Job
Below is a listing. Gather each line of it that contains "this".

Material provided
--

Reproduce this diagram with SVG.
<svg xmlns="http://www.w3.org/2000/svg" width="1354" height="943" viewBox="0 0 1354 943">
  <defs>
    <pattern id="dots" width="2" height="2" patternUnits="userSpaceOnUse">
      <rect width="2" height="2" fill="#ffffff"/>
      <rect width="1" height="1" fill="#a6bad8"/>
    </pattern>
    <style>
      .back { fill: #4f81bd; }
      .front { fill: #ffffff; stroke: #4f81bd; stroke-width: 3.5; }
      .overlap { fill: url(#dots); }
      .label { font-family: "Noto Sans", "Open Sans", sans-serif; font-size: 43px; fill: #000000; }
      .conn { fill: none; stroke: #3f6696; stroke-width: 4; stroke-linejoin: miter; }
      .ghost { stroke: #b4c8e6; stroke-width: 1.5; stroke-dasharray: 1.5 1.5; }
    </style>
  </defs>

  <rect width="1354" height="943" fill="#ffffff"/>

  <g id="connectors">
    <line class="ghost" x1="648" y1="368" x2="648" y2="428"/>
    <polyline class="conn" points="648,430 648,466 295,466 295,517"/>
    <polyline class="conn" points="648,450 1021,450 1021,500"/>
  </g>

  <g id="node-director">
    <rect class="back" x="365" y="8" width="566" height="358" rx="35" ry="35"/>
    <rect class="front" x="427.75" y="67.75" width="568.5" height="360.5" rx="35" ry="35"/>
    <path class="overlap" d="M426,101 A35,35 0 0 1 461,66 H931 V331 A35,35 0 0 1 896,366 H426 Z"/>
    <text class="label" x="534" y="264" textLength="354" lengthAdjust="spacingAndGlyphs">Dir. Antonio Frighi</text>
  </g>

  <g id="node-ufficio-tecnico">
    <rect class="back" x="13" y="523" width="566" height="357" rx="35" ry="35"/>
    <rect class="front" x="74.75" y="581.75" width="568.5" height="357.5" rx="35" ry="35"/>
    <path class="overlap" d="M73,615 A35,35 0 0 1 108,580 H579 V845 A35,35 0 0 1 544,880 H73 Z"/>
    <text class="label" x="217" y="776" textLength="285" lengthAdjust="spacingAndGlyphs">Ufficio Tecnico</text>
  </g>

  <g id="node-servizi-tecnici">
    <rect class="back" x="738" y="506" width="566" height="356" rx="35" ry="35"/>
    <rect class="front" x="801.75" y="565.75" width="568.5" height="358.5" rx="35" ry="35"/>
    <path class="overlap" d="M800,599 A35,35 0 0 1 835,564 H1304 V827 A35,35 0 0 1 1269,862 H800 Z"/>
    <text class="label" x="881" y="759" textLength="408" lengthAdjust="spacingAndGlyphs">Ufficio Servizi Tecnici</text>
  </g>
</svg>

--

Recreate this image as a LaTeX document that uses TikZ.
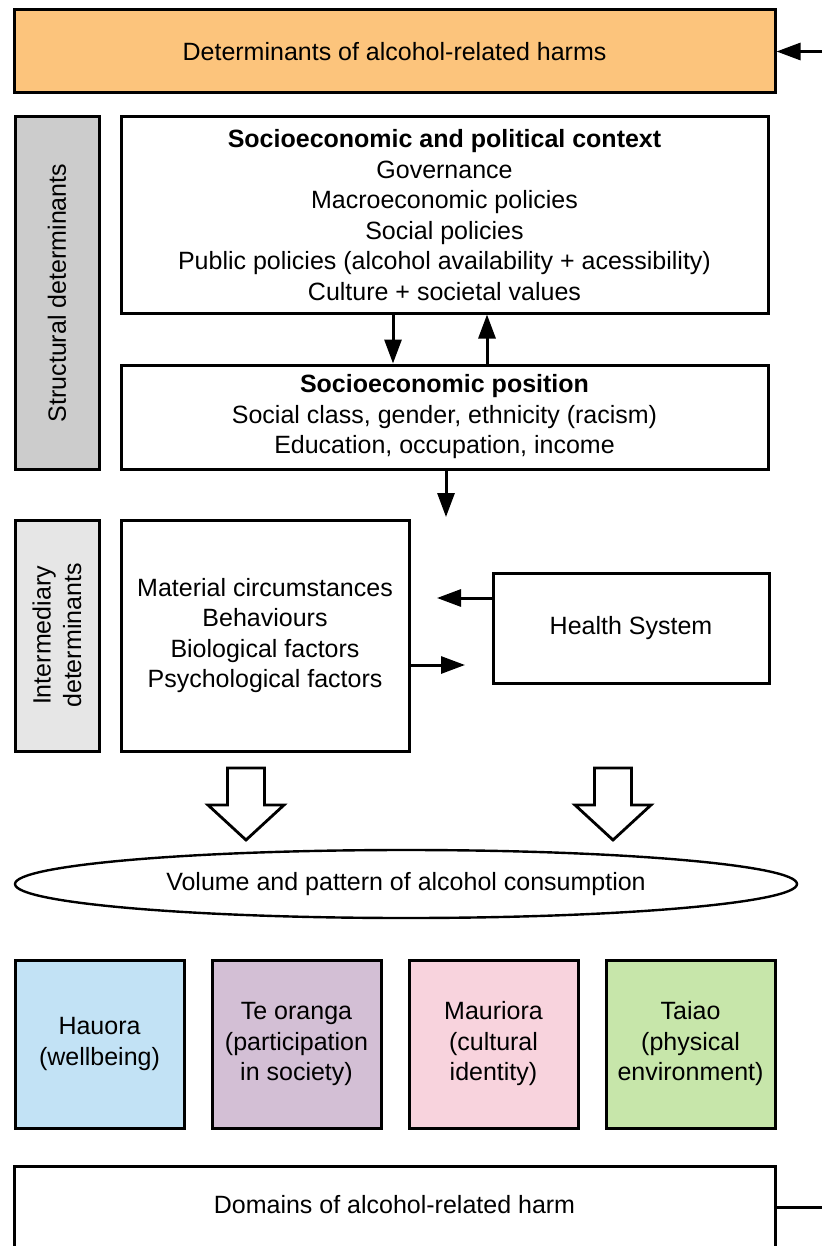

--

Correct result
Reproduce this diagram with SVG.
Recreate this image as a LaTeX document that uses TikZ.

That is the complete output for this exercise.